--- GIVEN DATA ---
# # #
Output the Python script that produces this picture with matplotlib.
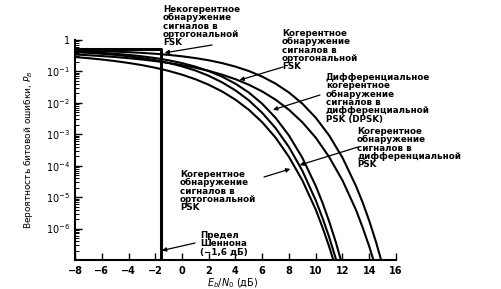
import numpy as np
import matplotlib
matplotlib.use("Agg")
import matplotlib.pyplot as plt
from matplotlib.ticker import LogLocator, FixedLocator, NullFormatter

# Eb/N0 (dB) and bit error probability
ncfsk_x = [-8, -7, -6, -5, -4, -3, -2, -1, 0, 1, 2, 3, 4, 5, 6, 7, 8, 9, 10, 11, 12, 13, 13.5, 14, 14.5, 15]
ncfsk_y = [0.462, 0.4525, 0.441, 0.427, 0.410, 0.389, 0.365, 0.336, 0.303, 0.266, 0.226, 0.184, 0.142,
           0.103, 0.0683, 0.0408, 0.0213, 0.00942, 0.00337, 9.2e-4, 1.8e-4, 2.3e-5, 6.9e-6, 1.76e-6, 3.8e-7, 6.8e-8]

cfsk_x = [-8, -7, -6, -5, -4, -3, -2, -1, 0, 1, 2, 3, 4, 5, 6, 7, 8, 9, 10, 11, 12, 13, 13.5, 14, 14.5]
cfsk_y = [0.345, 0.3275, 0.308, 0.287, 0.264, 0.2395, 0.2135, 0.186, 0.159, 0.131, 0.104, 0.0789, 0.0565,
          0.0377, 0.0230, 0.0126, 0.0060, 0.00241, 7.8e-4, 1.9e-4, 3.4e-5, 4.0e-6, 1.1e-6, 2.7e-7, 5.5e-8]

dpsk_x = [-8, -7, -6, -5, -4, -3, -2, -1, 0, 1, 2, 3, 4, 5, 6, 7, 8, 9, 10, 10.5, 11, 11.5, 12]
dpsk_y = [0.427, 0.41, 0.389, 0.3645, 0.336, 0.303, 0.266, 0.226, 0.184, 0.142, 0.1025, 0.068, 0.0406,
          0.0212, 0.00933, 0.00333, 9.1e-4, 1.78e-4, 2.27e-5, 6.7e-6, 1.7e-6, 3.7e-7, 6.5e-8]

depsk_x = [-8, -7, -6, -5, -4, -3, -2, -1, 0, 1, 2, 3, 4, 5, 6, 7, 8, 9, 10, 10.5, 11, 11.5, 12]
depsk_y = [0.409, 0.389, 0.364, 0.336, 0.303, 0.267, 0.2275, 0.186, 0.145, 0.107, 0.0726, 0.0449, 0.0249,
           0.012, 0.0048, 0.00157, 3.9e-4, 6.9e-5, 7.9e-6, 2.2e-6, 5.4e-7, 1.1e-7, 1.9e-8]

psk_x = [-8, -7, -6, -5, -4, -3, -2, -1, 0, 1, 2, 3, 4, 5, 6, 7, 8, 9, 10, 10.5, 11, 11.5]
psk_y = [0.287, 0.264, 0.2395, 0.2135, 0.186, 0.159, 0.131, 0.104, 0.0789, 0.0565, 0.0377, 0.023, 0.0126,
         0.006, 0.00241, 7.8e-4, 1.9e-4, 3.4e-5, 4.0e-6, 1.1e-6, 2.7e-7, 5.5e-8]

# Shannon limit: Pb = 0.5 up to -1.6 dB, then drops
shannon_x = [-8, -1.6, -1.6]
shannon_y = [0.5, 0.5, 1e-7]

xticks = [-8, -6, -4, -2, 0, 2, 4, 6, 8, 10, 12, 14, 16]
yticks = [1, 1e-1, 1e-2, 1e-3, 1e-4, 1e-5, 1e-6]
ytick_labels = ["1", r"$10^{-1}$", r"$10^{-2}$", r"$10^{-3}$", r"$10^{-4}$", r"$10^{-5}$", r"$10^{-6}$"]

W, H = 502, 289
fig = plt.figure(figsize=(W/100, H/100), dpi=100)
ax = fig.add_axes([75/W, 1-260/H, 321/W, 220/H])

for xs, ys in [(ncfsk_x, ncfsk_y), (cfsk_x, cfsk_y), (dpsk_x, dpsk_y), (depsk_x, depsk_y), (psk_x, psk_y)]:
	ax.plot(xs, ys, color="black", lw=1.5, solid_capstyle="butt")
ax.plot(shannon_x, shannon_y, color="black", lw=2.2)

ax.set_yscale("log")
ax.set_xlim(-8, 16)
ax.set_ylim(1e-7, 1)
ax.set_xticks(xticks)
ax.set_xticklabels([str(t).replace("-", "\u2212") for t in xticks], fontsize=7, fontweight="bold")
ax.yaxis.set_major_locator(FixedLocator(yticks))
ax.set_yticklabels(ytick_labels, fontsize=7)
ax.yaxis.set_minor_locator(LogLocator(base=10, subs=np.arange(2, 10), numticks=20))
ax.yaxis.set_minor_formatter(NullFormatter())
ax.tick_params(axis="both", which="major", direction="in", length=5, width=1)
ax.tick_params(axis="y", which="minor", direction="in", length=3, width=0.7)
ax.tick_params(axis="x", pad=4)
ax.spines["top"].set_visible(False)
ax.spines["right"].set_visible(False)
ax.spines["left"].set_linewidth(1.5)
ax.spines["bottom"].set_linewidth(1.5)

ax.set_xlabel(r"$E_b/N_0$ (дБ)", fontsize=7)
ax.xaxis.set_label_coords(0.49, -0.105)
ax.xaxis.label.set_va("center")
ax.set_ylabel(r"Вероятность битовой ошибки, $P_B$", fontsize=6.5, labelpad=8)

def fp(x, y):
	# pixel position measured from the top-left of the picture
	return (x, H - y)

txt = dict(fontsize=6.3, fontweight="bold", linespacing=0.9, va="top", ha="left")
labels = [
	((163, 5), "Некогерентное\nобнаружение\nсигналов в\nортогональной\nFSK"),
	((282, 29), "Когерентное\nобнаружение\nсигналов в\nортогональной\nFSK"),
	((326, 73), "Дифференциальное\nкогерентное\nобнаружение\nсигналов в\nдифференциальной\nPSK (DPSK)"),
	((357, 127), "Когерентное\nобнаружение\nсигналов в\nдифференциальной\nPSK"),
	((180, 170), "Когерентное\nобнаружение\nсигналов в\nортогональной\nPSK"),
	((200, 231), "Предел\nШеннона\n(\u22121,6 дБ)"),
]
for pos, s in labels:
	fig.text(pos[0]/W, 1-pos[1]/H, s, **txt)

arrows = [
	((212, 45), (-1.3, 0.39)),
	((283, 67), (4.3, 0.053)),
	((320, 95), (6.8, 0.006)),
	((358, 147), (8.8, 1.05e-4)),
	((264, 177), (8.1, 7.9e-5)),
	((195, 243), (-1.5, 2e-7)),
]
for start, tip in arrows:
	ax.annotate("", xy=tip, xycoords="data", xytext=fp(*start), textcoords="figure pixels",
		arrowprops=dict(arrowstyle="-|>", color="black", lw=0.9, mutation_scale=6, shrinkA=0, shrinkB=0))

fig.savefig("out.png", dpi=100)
# # #
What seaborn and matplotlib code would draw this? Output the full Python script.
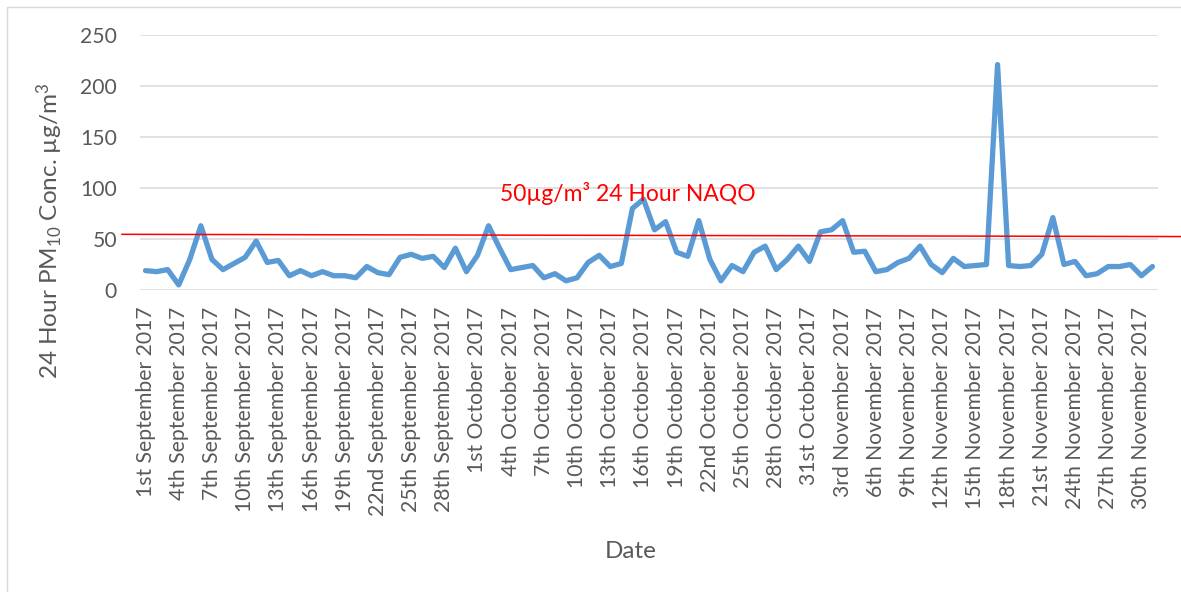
# # #
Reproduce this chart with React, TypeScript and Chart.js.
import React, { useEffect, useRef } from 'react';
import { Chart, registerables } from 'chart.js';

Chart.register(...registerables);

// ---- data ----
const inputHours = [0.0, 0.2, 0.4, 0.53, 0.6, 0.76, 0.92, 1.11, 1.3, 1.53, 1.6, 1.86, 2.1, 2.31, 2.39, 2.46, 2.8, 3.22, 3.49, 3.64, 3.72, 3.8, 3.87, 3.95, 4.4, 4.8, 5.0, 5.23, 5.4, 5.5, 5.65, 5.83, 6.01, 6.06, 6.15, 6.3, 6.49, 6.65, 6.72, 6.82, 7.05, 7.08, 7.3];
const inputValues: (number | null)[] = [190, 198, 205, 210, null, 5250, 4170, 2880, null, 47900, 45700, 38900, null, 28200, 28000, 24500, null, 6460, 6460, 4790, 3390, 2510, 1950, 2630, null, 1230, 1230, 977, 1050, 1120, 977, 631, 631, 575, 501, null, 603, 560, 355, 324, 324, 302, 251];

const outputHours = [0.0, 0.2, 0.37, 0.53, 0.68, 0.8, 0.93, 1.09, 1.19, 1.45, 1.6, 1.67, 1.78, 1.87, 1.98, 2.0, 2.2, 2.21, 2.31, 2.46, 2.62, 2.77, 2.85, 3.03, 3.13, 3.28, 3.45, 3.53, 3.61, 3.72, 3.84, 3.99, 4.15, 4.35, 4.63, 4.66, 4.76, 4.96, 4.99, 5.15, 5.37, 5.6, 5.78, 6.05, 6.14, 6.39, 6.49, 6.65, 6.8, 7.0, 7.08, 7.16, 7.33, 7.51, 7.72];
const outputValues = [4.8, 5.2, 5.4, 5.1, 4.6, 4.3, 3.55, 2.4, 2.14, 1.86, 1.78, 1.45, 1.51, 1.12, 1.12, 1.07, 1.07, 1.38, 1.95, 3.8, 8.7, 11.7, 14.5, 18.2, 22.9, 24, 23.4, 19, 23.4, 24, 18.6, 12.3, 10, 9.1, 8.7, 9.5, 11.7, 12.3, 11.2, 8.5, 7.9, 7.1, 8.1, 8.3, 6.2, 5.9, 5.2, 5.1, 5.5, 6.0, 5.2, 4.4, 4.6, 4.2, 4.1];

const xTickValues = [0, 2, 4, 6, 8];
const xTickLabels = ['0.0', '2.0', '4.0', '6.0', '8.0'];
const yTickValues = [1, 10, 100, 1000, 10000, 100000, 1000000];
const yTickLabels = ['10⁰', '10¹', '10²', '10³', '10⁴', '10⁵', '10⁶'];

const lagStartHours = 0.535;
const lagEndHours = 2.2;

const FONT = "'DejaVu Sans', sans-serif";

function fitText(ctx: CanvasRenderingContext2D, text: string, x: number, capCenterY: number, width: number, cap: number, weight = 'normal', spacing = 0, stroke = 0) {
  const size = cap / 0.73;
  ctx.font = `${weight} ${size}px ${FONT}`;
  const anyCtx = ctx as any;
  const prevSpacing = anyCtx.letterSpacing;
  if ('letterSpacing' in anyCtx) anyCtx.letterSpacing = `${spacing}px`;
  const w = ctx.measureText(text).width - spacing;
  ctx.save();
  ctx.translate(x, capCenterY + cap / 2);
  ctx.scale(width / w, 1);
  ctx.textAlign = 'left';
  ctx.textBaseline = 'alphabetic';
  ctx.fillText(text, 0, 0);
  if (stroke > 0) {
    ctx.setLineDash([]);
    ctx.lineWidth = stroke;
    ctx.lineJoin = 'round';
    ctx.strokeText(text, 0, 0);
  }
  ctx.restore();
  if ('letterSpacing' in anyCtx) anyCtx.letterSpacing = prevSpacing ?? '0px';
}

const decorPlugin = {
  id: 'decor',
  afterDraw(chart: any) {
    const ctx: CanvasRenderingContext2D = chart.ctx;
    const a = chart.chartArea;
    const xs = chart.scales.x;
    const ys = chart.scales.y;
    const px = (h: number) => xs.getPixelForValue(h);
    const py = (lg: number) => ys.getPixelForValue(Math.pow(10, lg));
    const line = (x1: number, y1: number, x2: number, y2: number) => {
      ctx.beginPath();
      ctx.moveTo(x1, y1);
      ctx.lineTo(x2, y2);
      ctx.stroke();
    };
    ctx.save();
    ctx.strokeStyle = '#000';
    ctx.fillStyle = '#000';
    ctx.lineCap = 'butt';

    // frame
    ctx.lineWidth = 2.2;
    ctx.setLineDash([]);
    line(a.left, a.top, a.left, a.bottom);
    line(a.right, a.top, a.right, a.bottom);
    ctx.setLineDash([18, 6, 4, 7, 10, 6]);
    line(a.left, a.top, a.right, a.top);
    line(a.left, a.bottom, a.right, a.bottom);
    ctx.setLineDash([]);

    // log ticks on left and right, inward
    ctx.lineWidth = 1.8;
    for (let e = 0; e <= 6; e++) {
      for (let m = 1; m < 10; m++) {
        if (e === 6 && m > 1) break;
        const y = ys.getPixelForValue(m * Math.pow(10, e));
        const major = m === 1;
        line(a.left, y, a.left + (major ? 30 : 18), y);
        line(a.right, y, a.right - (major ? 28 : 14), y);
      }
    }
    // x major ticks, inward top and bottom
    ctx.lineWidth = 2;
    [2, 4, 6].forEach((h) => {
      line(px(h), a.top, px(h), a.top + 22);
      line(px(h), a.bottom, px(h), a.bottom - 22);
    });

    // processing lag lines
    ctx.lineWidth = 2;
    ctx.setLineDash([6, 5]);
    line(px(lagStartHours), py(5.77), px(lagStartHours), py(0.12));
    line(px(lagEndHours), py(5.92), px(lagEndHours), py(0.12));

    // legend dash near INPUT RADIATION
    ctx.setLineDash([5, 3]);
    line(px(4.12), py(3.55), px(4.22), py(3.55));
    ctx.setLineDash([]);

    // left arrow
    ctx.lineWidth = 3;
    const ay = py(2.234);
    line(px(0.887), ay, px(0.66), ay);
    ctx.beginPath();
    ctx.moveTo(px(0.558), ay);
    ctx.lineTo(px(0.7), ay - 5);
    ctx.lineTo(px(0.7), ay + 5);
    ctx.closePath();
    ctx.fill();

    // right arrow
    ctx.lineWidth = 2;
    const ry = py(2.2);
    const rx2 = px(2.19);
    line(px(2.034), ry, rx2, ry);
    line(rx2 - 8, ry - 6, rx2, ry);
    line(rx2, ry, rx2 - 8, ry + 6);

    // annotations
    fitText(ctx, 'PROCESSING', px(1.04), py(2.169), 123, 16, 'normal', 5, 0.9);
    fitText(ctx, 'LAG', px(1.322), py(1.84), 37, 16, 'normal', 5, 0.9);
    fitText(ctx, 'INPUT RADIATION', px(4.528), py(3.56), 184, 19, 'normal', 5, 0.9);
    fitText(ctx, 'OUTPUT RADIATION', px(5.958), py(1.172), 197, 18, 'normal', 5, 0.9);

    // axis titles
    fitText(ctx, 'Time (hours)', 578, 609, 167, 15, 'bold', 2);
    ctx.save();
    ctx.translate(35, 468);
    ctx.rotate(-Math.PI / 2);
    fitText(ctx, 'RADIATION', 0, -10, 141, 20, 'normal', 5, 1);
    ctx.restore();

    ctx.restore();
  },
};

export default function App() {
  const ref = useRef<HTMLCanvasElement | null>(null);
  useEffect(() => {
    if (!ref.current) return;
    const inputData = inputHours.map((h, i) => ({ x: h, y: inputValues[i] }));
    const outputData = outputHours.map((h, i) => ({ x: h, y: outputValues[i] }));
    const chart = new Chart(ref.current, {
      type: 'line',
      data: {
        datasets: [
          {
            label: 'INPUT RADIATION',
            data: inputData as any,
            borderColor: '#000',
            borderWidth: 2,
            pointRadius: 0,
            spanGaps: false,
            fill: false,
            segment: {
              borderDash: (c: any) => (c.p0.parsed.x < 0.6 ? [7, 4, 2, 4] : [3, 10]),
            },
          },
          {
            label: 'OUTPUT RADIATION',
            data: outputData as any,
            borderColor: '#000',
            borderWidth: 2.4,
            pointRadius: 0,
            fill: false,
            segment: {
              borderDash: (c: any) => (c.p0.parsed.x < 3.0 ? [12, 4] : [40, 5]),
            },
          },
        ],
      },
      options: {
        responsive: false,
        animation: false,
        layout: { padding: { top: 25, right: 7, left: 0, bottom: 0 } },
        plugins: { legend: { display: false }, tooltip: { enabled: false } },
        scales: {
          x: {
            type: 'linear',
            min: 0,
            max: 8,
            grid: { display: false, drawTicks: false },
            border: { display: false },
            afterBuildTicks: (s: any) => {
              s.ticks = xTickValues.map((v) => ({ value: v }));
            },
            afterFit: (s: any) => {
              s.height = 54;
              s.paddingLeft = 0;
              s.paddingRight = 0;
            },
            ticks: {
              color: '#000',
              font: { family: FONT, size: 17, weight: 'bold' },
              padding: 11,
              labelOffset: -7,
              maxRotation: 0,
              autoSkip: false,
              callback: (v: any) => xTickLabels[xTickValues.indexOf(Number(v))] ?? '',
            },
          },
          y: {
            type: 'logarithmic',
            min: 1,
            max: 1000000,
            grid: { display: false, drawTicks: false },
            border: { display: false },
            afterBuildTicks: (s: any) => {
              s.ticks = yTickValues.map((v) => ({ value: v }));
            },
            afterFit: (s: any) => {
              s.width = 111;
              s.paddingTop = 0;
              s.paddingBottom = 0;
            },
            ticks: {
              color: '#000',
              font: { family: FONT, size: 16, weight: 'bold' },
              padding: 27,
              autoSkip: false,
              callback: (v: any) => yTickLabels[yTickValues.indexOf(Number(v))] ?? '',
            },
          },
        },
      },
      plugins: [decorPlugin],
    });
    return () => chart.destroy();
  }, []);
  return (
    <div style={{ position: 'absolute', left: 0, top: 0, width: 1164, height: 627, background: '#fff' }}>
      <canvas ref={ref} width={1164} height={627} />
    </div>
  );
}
# # #
--- WHAT TO DO ---
Begin with the line that contains "Output the Python" and end with the line that contains "ax = fig.add_axes([75/W, 1-260/H, 321/W, 220/H])"; write out both and all lines between exactly, but no pictures.

--- ANSWER ---
Output the Python script that produces this picture with matplotlib.
import numpy as np
import matplotlib
matplotlib.use("Agg")
import matplotlib.pyplot as plt
from matplotlib.ticker import LogLocator, FixedLocator, NullFormatter

# Eb/N0 (dB) and bit error probability
ncfsk_x = [-8, -7, -6, -5, -4, -3, -2, -1, 0, 1, 2, 3, 4, 5, 6, 7, 8, 9, 10, 11, 12, 13, 13.5, 14, 14.5, 15]
ncfsk_y = [0.462, 0.4525, 0.441, 0.427, 0.410, 0.389, 0.365, 0.336, 0.303, 0.266, 0.226, 0.184, 0.142,
           0.103, 0.0683, 0.0408, 0.0213, 0.00942, 0.00337, 9.2e-4, 1.8e-4, 2.3e-5, 6.9e-6, 1.76e-6, 3.8e-7, 6.8e-8]

cfsk_x = [-8, -7, -6, -5, -4, -3, -2, -1, 0, 1, 2, 3, 4, 5, 6, 7, 8, 9, 10, 11, 12, 13, 13.5, 14, 14.5]
cfsk_y = [0.345, 0.3275, 0.308, 0.287, 0.264, 0.2395, 0.2135, 0.186, 0.159, 0.131, 0.104, 0.0789, 0.0565,
          0.0377, 0.0230, 0.0126, 0.0060, 0.00241, 7.8e-4, 1.9e-4, 3.4e-5, 4.0e-6, 1.1e-6, 2.7e-7, 5.5e-8]

dpsk_x = [-8, -7, -6, -5, -4, -3, -2, -1, 0, 1, 2, 3, 4, 5, 6, 7, 8, 9, 10, 10.5, 11, 11.5, 12]
dpsk_y = [0.427, 0.41, 0.389, 0.3645, 0.336, 0.303, 0.266, 0.226, 0.184, 0.142, 0.1025, 0.068, 0.0406,
          0.0212, 0.00933, 0.00333, 9.1e-4, 1.78e-4, 2.27e-5, 6.7e-6, 1.7e-6, 3.7e-7, 6.5e-8]

depsk_x = [-8, -7, -6, -5, -4, -3, -2, -1, 0, 1, 2, 3, 4, 5, 6, 7, 8, 9, 10, 10.5, 11, 11.5, 12]
depsk_y = [0.409, 0.389, 0.364, 0.336, 0.303, 0.267, 0.2275, 0.186, 0.145, 0.107, 0.0726, 0.0449, 0.0249,
           0.012, 0.0048, 0.00157, 3.9e-4, 6.9e-5, 7.9e-6, 2.2e-6, 5.4e-7, 1.1e-7, 1.9e-8]

psk_x = [-8, -7, -6, -5, -4, -3, -2, -1, 0, 1, 2, 3, 4, 5, 6, 7, 8, 9, 10, 10.5, 11, 11.5]
psk_y = [0.287, 0.264, 0.2395, 0.2135, 0.186, 0.159, 0.131, 0.104, 0.0789, 0.0565, 0.0377, 0.023, 0.0126,
         0.006, 0.00241, 7.8e-4, 1.9e-4, 3.4e-5, 4.0e-6, 1.1e-6, 2.7e-7, 5.5e-8]

# Shannon limit: Pb = 0.5 up to -1.6 dB, then drops
shannon_x = [-8, -1.6, -1.6]
shannon_y = [0.5, 0.5, 1e-7]

xticks = [-8, -6, -4, -2, 0, 2, 4, 6, 8, 10, 12, 14, 16]
yticks = [1, 1e-1, 1e-2, 1e-3, 1e-4, 1e-5, 1e-6]
ytick_labels = ["1", r"$10^{-1}$", r"$10^{-2}$", r"$10^{-3}$", r"$10^{-4}$", r"$10^{-5}$", r"$10^{-6}$"]

W, H = 502, 289
fig = plt.figure(figsize=(W/100, H/100), dpi=100)
ax = fig.add_axes([75/W, 1-260/H, 321/W, 220/H])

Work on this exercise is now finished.